Carbon Dot-Modified Electrospun Cellulose Acetate Mats: Increased Susceptibility to Degradation under Soil Burial and UV Irradiation

Environmental pollution by release of nondegradable textile fibers and single-use fabrics, such as face masks, is a serious threat. Replacement of electrospun polypropylene fabrics with materials that have a better environmental degradation profile is therefore of interest. Here, a strategy is presented through carbon dot (CD) modification of cellulose acetate (CA) mats produced by a one-step electrospinning process. The mats were carefully characterized for their physicochemical properties and screened for any antioxidant or antibacterial properties before they were subjected to aging under UV irradiation or soil burial. Typically, the degree of substitution (DS) of CA needs to be under 2 for any significant biodegradation to take place. It was therefore of interest to notice that some deacetylation took place already during electrospinning as the initial DS of 2.2, as determined by nuclear magnetic resonance spectroscopy (NMR), decreased to 2.0 and 1.8 for CA and CD-modified CA (CA-CD), respectively.
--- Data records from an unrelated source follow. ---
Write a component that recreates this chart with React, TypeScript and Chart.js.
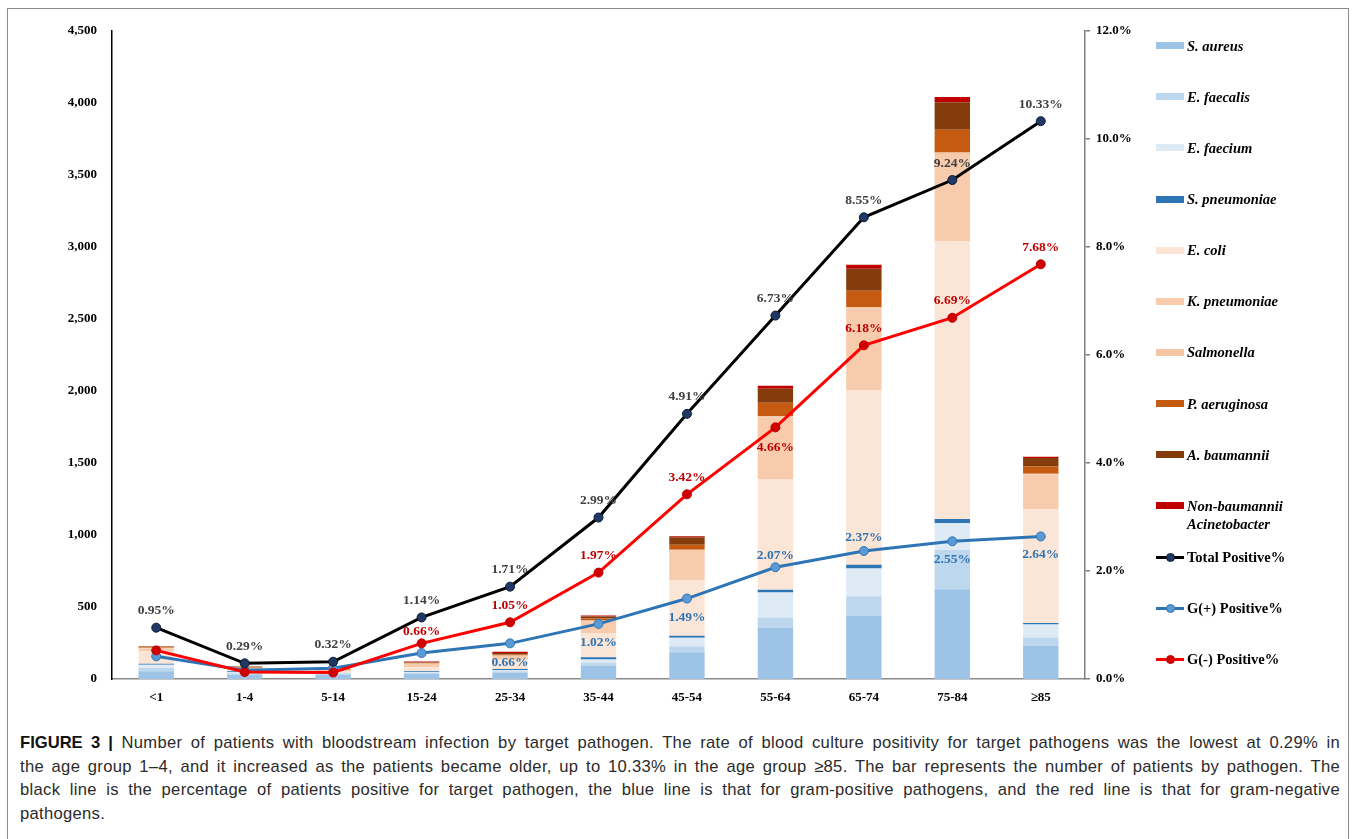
import React, { useEffect, useRef } from 'react';
import { Chart, registerables } from 'chart.js';

Chart.register(...registerables);

// ---------- DATA ----------
const ageGroups = ['<1', '1-4', '5-14', '15-24', '25-34', '35-44', '45-54', '55-64', '65-74', '75-84', '≥85'];

const sAureus = [53, 30, 30, 37, 46, 93, 185, 358, 440, 623, 233];
const eFaecalis = [23, 10, 6, 6, 7, 19, 42, 69, 134, 273, 56];
const eFaecium = [23, 8, 4, 6, 9, 23, 60, 174, 194, 185, 90];
const sPneumoniae = [7, 5, 2, 5, 7, 16, 14, 19, 26, 30, 10];
const eColi = [85, 14, 14, 30, 65, 169, 384, 769, 1210, 1928, 792];
const kPneumoniae = [21, 8, 6, 20, 27, 81, 205, 425, 567, 606, 240];
const salmonella = [5, 3, 2, 3, 3, 5, 8, 10, 12, 12, 5];
const pAeruginosa = [7, 5, 3, 5, 7, 14, 35, 95, 113, 158, 49];
const aBaumannii = [3, 4, 3, 4, 9, 14, 51, 97, 153, 190, 60];
const nonBaumannii = [0, 0, 0, 5, 9, 7, 7, 21, 28, 37, 9];

const totalPositivePct = [0.95, 0.29, 0.32, 1.14, 1.71, 2.99, 4.91, 6.73, 8.55, 9.24, 10.33];
const gPosPositivePct = [0.42, 0.16, 0.20, 0.48, 0.66, 1.02, 1.49, 2.07, 2.37, 2.55, 2.64];
const gNegPositivePct = [0.53, 0.13, 0.12, 0.66, 1.05, 1.97, 3.42, 4.66, 6.18, 6.69, 7.68];

const countTicks = [0, 500, 1000, 1500, 2000, 2500, 3000, 3500, 4000, 4500];
const pctTicks = [0, 2, 4, 6, 8, 10, 12];

// ---------- STYLE / LABEL PLACEMENT ----------
const totalLabelOffsets = [-17, -17, -17, -17, -17, -17, -17, -17, -17, -17, -17];
const gPosLabelOffsets = [null, null, null, null, 19, 19, 19, -12, -14, 18, 18];
const gNegLabelOffsets = [null, null, null, -12, -17, -17, -17, 20, -17, -17, -17];

const barSeries = [
  { name: 'S. aureus', data: sAureus, color: '#9DC3E6' },
  { name: 'E. faecalis', data: eFaecalis, color: '#BDD7EE' },
  { name: 'E. faecium', data: eFaecium, color: '#DEEBF7' },
  { name: 'S. pneumoniae', data: sPneumoniae, color: '#2E75B6' },
  { name: 'E. coli', data: eColi, color: '#FBE5D6' },
  { name: 'K. pneumoniae', data: kPneumoniae, color: '#F8CBAD' },
  { name: 'Salmonella', data: salmonella, color: '#F6C5A3' },
  { name: 'P. aeruginosa', data: pAeruginosa, color: '#C55A11' },
  { name: 'A. baumannii', data: aBaumannii, color: '#843C0C' },
  { name: 'Non-baumannii\nAcinetobacter', data: nonBaumannii, color: '#C00000' },
];

const lineSeries = [
  { name: 'Total Positive%', data: totalPositivePct, line: '#000000', fill: '#1F3864', border: '#0d1a33', labelColor: '#404040', offsets: totalLabelOffsets, order: 1 },
  { name: 'G(+) Positive%', data: gPosPositivePct, line: '#2E75B6', fill: '#5B9BD5', border: '#2E75B6', labelColor: '#2E75B6', offsets: gPosLabelOffsets, order: 3 },
  { name: 'G(-) Positive%', data: gNegPositivePct, line: '#FF0000', fill: '#D00000', border: '#C00000', labelColor: '#C00000', offsets: gNegLabelOffsets, order: 2 },
];

const SERIF = '"Liberation Serif", "Times New Roman", serif';

const labelPlugin = {
  id: 'pctLabels',
  afterDatasetsDraw(chart: any) {
    const ctx = chart.ctx;
    chart.data.datasets.forEach((ds: any, i: number) => {
      if (!ds.labelOffsets) return;
      const meta = chart.getDatasetMeta(i);
      ctx.save();
      ctx.font = 'bold 13.5px ' + SERIF;
      ctx.fillStyle = ds.labelColor;
      ctx.textAlign = 'center';
      ctx.textBaseline = 'middle';
      meta.data.forEach((pt: any, j: number) => {
        const o = ds.labelOffsets[j];
        if (o === null || o === undefined) return;
        ctx.fillText(Number(ds.data[j]).toFixed(2) + '%', pt.x, pt.y + o);
      });
      ctx.restore();
    });
  },
};

function ChartCanvas() {
  const ref = useRef<HTMLCanvasElement | null>(null);
  useEffect(() => {
    if (!ref.current) return;
    const datasets: any[] = [];
    lineSeries.forEach((s) => {
      datasets.push({
        type: 'line',
        label: s.name,
        data: s.data,
        yAxisID: 'y1',
        borderColor: s.line,
        borderWidth: 3,
        backgroundColor: s.fill,
        pointBackgroundColor: s.fill,
        pointBorderColor: s.border,
        pointBorderWidth: 1,
        pointRadius: 4.5,
        tension: 0,
        order: s.order,
        labelOffsets: s.offsets,
        labelColor: s.labelColor,
      });
    });
    barSeries.forEach((s) => {
      datasets.push({
        type: 'bar',
        label: s.name,
        data: s.data,
        yAxisID: 'y',
        backgroundColor: s.color,
        borderWidth: 0,
        barPercentage: 0.4,
        categoryPercentage: 1,
        stack: 'pathogens',
        order: 10,
      });
    });

    const chart = new Chart(ref.current, {
      type: 'bar',
      data: { labels: ageGroups, datasets },
      options: {
        responsive: false,
        animation: false,
        maintainAspectRatio: false,
        layout: { padding: { left: 0, top: 31, right: 203, bottom: 1 } },
        plugins: { legend: { display: false }, tooltip: { enabled: false }, title: { display: false } },
        scales: {
          x: {
            stacked: true,
            grid: { display: false, drawTicks: false },
            border: { display: true, color: '#8a8a8a', width: 1.5 },
            ticks: { color: '#000', font: { family: SERIF, size: 13, weight: 'bold' }, padding: 11 },
            afterFit: (scale: any) => { scale.height = 40; },
          },
          y: {
            stacked: true,
            position: 'left',
            min: 0,
            max: 4500,
            afterBuildTicks: (scale: any) => { scale.ticks = countTicks.map((v) => ({ value: v })); },
            grid: { display: false, drawTicks: false },
            border: { display: true, color: '#000', width: 1.5 },
            ticks: {
              color: '#000',
              font: { family: SERIF, size: 13, weight: 'bold' },
              padding: 15,
              callback: (v: any) => Number(v).toLocaleString('en-US'),
            },
            afterFit: (scale: any) => { scale.width = 112; },
          },
          y1: {
            stacked: false,
            position: 'right',
            min: 0,
            max: 12,
            afterBuildTicks: (scale: any) => { scale.ticks = pctTicks.map((v) => ({ value: v })); },
            grid: { display: true, drawOnChartArea: false, drawTicks: true, tickLength: 5, color: '#7f7f7f', lineWidth: 1.5 },
            border: { display: true, color: '#7f7f7f', width: 1.5 },
            ticks: {
              color: '#000',
              font: { family: SERIF, size: 13, weight: 'bold' },
              padding: 6,
              callback: (v: any) => Number(v).toFixed(1) + '%',
            },
            afterFit: (scale: any) => { scale.width = 70; },
          },
        },
      } as any,
      plugins: [labelPlugin],
    });
    return () => chart.destroy();
  }, []);
  return <canvas ref={ref} width={1358} height={720} style={{ position: 'absolute', left: 0, top: 0, width: 1358, height: 720 }} />;
}

function Legend() {
  const items: any[] = [
    ...barSeries.map((s) => ({ kind: 'bar', name: s.name, color: s.color })),
    ...lineSeries.map((s) => ({ kind: 'line', name: s.name, line: s.line, fill: s.fill, border: s.border })),
  ];
  return (
    <>
      {items.map((it, i) => {
        const c = 45.7 + i * 51.13;
        const lines = String(it.name).split('\n');
        return (
          <div
            key={i}
            style={{
              position: 'absolute',
              left: 1156,
              top: c - 9,
              display: 'flex',
              alignItems: 'flex-start',
              fontFamily: SERIF,
              fontWeight: 'bold',
              fontStyle: it.kind === 'bar' ? 'italic' : 'normal',
              fontSize: 14.5,
              lineHeight: '18px',
              color: '#000',
              whiteSpace: 'nowrap',
            }}
          >
            <div style={{ width: 28, height: 18, position: 'relative', flex: '0 0 28px' }}>
              {it.kind === 'bar' ? (
                <div style={{ position: 'absolute', left: 0, top: 5.5, width: 28, height: 7, background: it.color }} />
              ) : (
                <>
                  <div style={{ position: 'absolute', left: 0, top: 7.5, width: 28, height: 3, background: it.line }} />
                  <div
                    style={{
                      position: 'absolute',
                      left: 9.5,
                      top: 4.5,
                      width: 9,
                      height: 9,
                      boxSizing: 'border-box',
                      borderRadius: '50%',
                      background: it.fill,
                      border: '1px solid ' + it.border,
                    }}
                  />
                </>
              )}
            </div>
            <div style={{ marginLeft: 3 }}>
              {lines.map((l: string, k: number) => (
                <div key={k}>{l}</div>
              ))}
            </div>
          </div>
        );
      })}
    </>
  );
}

const captionLines = [
  'Number of patients with bloodstream infection by target pathogen. The rate of blood culture positivity for target pathogens was the lowest at 0.29% in',
  'the age group 1–4, and it increased as the patients became older, up to 10.33% in the age group ≥85. The bar represents the number of patients by pathogen. The',
  'black line is the percentage of patients positive for target pathogen, the blue line is that for gram-positive pathogens, and the red line is that for gram-negative',
  'pathogens.',
];

function Caption() {
  return (
    <div
      style={{
        position: 'absolute',
        left: 20,
        top: 731,
        width: 1320,
        fontFamily: '"Liberation Sans", Arial, sans-serif',
        fontSize: 16.6,
        lineHeight: '23.7px',
        letterSpacing: '0.3px',
        color: '#2b2b2b',
      }}
    >
      {captionLines.map((l, i) => (
        <div
          key={i}
          style={{
            whiteSpace: 'nowrap',
            textAlign: i < captionLines.length - 1 ? 'justify' : 'left',
            textAlignLast: i < captionLines.length - 1 ? 'justify' : 'left',
            width: 1320,
          }}
        >
          {i === 0 ? (
            <>
              <span style={{ fontWeight: 'bold', color: '#111', letterSpacing: '0px' }}>FIGURE 3 |</span> {l}
            </>
          ) : (
            l
          )}
        </div>
      ))}
    </div>
  );
}

export default function App() {
  return (
    <div style={{ position: 'absolute', left: 0, top: 0, width: 1358, height: 839, background: '#fff', overflow: 'hidden' }}>
      <div
        style={{
          position: 'absolute',
          left: 7,
          top: 8,
          width: 1342,
          height: 840,
          border: '1px solid #8c8c8c',
          boxSizing: 'border-box',
        }}
      />
      <ChartCanvas />
      <Legend />
      <Caption />
    </div>
  );
}
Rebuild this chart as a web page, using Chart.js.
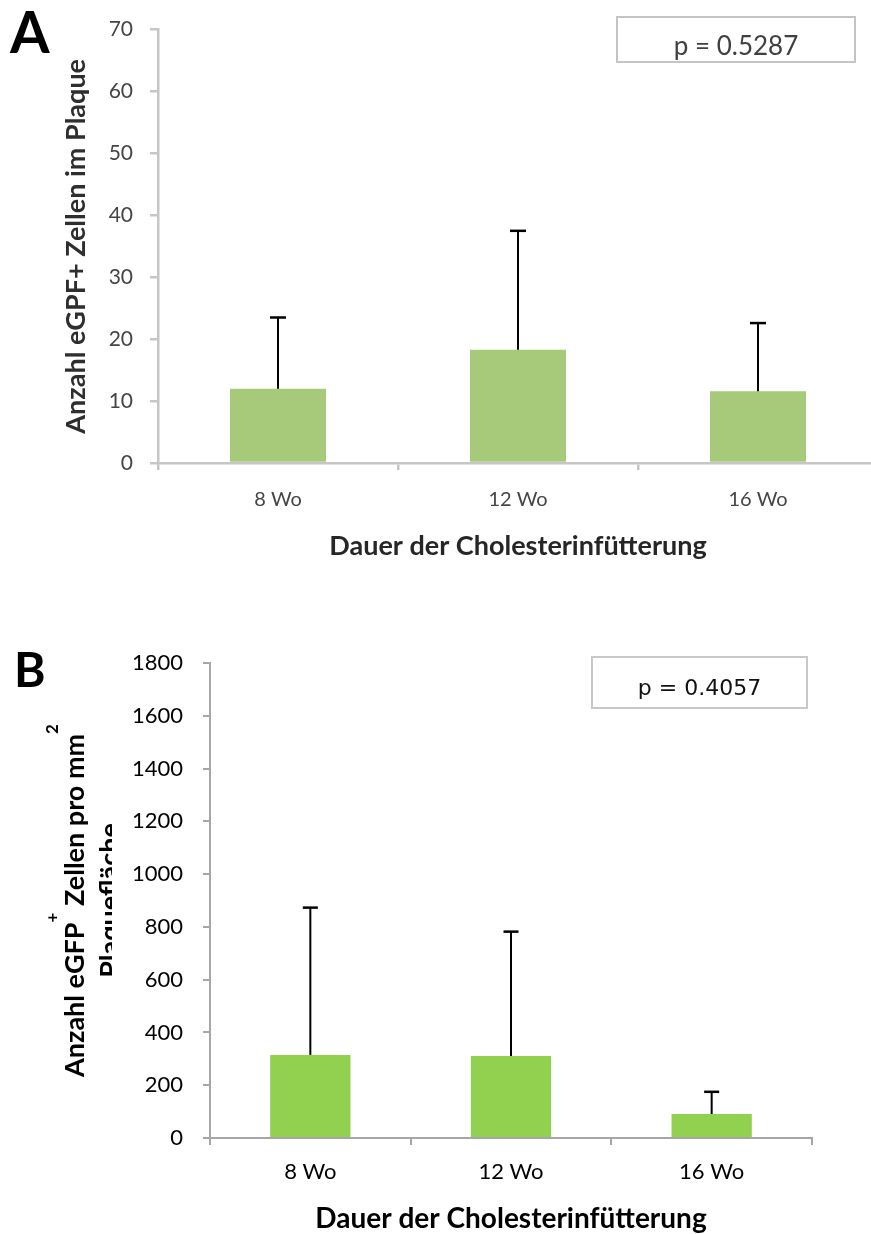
<!DOCTYPE html>
<html>
<head>
<meta charset="utf-8">
<title>eGFP+ Zellen im Plaque</title>
<script src="https://cdn.jsdelivr.net/npm/chart.js@4/dist/chart.umd.min.js"></script>
<style>
  html, body { margin: 0; padding: 0; background: #fff; overflow: hidden; width: 871px; height: 1234px; }
  #wrapA { position: absolute; left: 0; top: 0; width: 880px; height: 600px; filter: blur(0.6px); }
  #wrapB { position: absolute; left: 0; top: 600px; width: 871px; height: 644px; }
</style>
</head>
<body>
<div id="wrapA"><canvas id="chartA"></canvas></div>
<div id="wrapB"><canvas id="chartB"></canvas></div>
<script>
// Feeding duration groups
const categories = ['8 Wo', '12 Wo', '16 Wo'];

// Panel A: eGFP+ cells per plaque (mean, SD)
const cellsPerPlaque = [12.0, 18.3, 11.6];
const cellsPerPlaqueSD = [11.5, 19.2, 11.0];
const yTicksA = [0, 10, 20, 30, 40, 50, 60, 70];
const pValueA = 'p = 0.5287';

// Panel B: eGFP+ cells per mm² plaque area (mean, SD)
const cellsPerArea = [315, 311, 91];
const cellsPerAreaSD = [558, 471, 84];
const yTicksB = [0, 200, 400, 600, 800, 1000, 1200, 1400, 1600, 1800];
const pValueB = 'p = 0.4057';

const xTitle = 'Dauer der Cholesterinfütterung';

// Upward SD whiskers drawn from each bar top
const errorBars = {
  id: 'errorBars',
  afterDatasetsDraw(chart, args, o) {
    const ctx = chart.ctx;
    const y = chart.scales.y;
    chart.data.datasets.forEach((ds, i) => {
      chart.getDatasetMeta(i).data.forEach((bar, j) => {
        const top = y.getPixelForValue(ds.data[j] + ds.errors[j]);
        ctx.save();
        ctx.strokeStyle = o.color;
        ctx.lineWidth = o.width;
        ctx.beginPath();
        ctx.moveTo(bar.x, bar.y);
        ctx.lineTo(bar.x, top);
        ctx.stroke();
        ctx.lineWidth = o.capWidth;
        ctx.beginPath();
        ctx.moveTo(bar.x - o.cap / 2, top);
        ctx.lineTo(bar.x + o.cap / 2, top);
        ctx.stroke();
        ctx.restore();
      });
    });
  }
};

// Panel letter and boxed p-value
const panelNotes = {
  id: 'panelNotes',
  afterDraw(chart, args, o) {
    const ctx = chart.ctx;
    ctx.save();
    ctx.font = o.letterFont;
    ctx.fillStyle = '#000';
    ctx.textBaseline = 'alphabetic';
    ctx.textAlign = 'left';
    ctx.fillText(o.letter, o.letterX, o.letterY);
    const [bx, by, bw, bh] = o.box;
    ctx.strokeStyle = o.boxColor;
    ctx.lineWidth = o.boxLine;
    ctx.strokeRect(bx, by, bw, bh);
    ctx.font = o.font;
    ctx.fillStyle = o.color;
    ctx.textAlign = 'center';
    ctx.fillText(o.text, bx + bw / 2, o.textY);
    ctx.restore();
  }
};

// Rotated y title with superscripts (panel B)
const superTitle = {
  id: 'superTitle',
  afterDraw(chart, args, o) {
    if (!o.parts) return;
    const ctx = chart.ctx;
    const cy = (chart.chartArea.top + chart.chartArea.bottom) / 2;
    ctx.save();
    ctx.fillStyle = o.color;
    ctx.textBaseline = 'alphabetic';
    let total = 0;
    o.parts.forEach(p => { ctx.font = p.sup ? o.supFont : o.font; total += ctx.measureText(p.t).width; });
    ctx.translate(o.x, cy);
    ctx.rotate(-Math.PI / 2);
    let x = -total / 2;
    o.parts.forEach(p => {
      ctx.font = p.sup ? o.supFont : o.font;
      ctx.fillText(p.t, x, p.sup ? -o.supRise : 0);
      x += ctx.measureText(p.t).width;
    });
    ctx.restore();
    // second line, partly hidden behind the tick label column
    ctx.save();
    ctx.beginPath();
    ctx.rect(0, 0, o.clipX, chart.height);
    ctx.clip();
    ctx.fillStyle = o.color;
    ctx.font = o.font;
    ctx.textAlign = 'center';
    ctx.translate(o.x + o.lineGap, cy);
    ctx.rotate(-Math.PI / 2);
    ctx.fillText(o.second, 0, 0);
    ctx.restore();
  }
};

function makeChart(id, cfg) {
  return new Chart(document.getElementById(id), {
    type: 'bar',
    data: {
      labels: categories,
      datasets: [{
        data: cfg.values,
        errors: cfg.sd,
        backgroundColor: cfg.barColor,
        borderWidth: 0,
        barPercentage: 0.4,
        categoryPercentage: 1.0
      }]
    },
    options: {
      responsive: true,
      maintainAspectRatio: false,
      devicePixelRatio: 1,
      animation: false,
      layout: { padding: cfg.padding },
      plugins: {
        legend: { display: false },
        tooltip: { enabled: false },
        errorBars: { color: '#000', width: 2, capWidth: 2.5, cap: cfg.cap },
        panelNotes: cfg.notes,
        superTitle: cfg.superTitle || {}
      },
      scales: {
        x: {
          afterFit: s => { s.height = cfg.xHeight; },
          border: { color: cfg.axisColor, width: cfg.axisWidth },
          grid: { offset: true, drawOnChartArea: false, color: cfg.axisColor, lineWidth: cfg.axisWidth, tickLength: cfg.xTickLen },
          ticks: { color: cfg.tickColor, font: cfg.xTickFont, padding: cfg.xTickPad, maxRotation: 0 },
          title: { display: true, text: xTitle, color: cfg.titleColor, font: cfg.xTitleFont, padding: { top: 0, bottom: cfg.xTitlePad } }
        },
        y: {
          min: 0,
          max: cfg.yTicks[cfg.yTicks.length - 1],
          afterBuildTicks: s => { s.ticks = cfg.yTicks.map(v => ({ value: v })); },
          afterFit: s => { s.width = cfg.yWidth; },
          border: { color: cfg.axisColor, width: cfg.axisWidth },
          grid: { drawOnChartArea: false, color: cfg.axisColor, lineWidth: cfg.axisWidth, tickLength: cfg.yTickLen },
          ticks: { color: cfg.tickColor, font: cfg.yTickFont, padding: cfg.yTickPad, callback: v => String(v) },
          title: cfg.yTitle || { display: false }
        }
      }
    },
    plugins: [errorBars, panelNotes, superTitle]
  });
}

makeChart('chartA', {
  values: cellsPerPlaque,
  sd: cellsPerPlaqueSD,
  yTicks: yTicksA,
  barColor: '#a6c97a',
  axisColor: '#c6c6c6',
  axisWidth: 2.5,
  tickColor: '#454545',
  titleColor: '#262626',
  padding: { left: 0, top: 22, right: 2, bottom: 0 },
  xHeight: 137,
  yWidth: 158,
  xTickLen: 7,
  yTickLen: 8,
  xTickFont: { family: 'Lato', size: 20 },
  yTickFont: { family: 'Lato', size: 21 },
  xTickPad: 18,
  yTickPad: 17,
  xTitleFont: { family: 'Lato', size: 27, weight: 'bold' },
  xTitlePad: 38,
  cap: 16,
  yTitle: {
    display: true,
    text: 'Anzahl eGPF+ Zellen im Plaque',
    color: '#2e2e2e',
    font: { family: 'Lato', size: 27, weight: 'bold' },
    padding: { top: 60, bottom: 0 }
  },
  notes: {
    letter: 'A', letterFont: 'bold 57px Lato', letterX: 10, letterY: 53,
    box: [617, 17, 238, 45], boxColor: '#c4c4c4', boxLine: 2,
    text: pValueA, font: '26px Lato', color: '#404040', textY: 55
  }
});

makeChart('chartB', {
  values: cellsPerArea,
  sd: cellsPerAreaSD,
  yTicks: yTicksB,
  barColor: '#92d050',
  axisColor: '#a6a6a6',
  axisWidth: 2,
  tickColor: '#000',
  titleColor: '#000',
  padding: { left: 0, top: 63, right: 59, bottom: 0 },
  xHeight: 106,
  yWidth: 210,
  xTickLen: 7,
  yTickLen: 7,
  xTickFont: { family: 'Lato', size: 22 },
  yTickFont: { family: 'Lato', size: 22 },
  xTickPad: 14,
  yTickPad: 20,
  xTitleFont: { family: 'Lato', size: 28, weight: 'bold' },
  xTitlePad: 8,
  cap: 15,
  superTitle: {
    parts: [{ t: 'Anzahl eGFP' }, { t: '+', sup: true }, { t: ' Zellen pro mm' }, { t: '2', sup: true }],
    second: 'Plaquefläche',
    font: 'bold 27px Lato', supFont: 'bold 17px Lato', supRise: 26,
    color: '#000', x: 84, lineGap: 35, clipX: 112
  },
  notes: {
    letter: 'B', letterFont: 'bold 48px Lato', letterX: 14, letterY: 87,
    box: [592, 57, 215, 51], boxColor: '#c8c8c8', boxLine: 2,
    text: pValueB, font: '22px "DejaVu Sans"', color: '#111', textY: 95
  }
});
</script>
</body>
</html>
After 30 days of soil burial or 7 days of UV irradiation, the DS of CA-CD had further decreased to 1.1 and 0.9, while the corresponding values for plain CA were 1.5 and 1.8. CD modification thus significantly catalyzed the deacetylation process, helping to overcome the bottleneck of CA biodegradation. The degradation of the mats was supported by other physicochemical changes, such as decreased water contact angle and molecular weight values. It was further shown that degradation during soil burial was significantly faster for the electrospun mats compared to the corresponding CA and CA-CD films, which could be due to the combination of larger surface area and the deacetylation that took place during electrospinning, making the electrospun mats more susceptible to subsequent biodegradation. However, the catalyzing effect of CD was observed even for the film samples, leading to somewhat lower DS and higher mineralization as determined by CO2 release.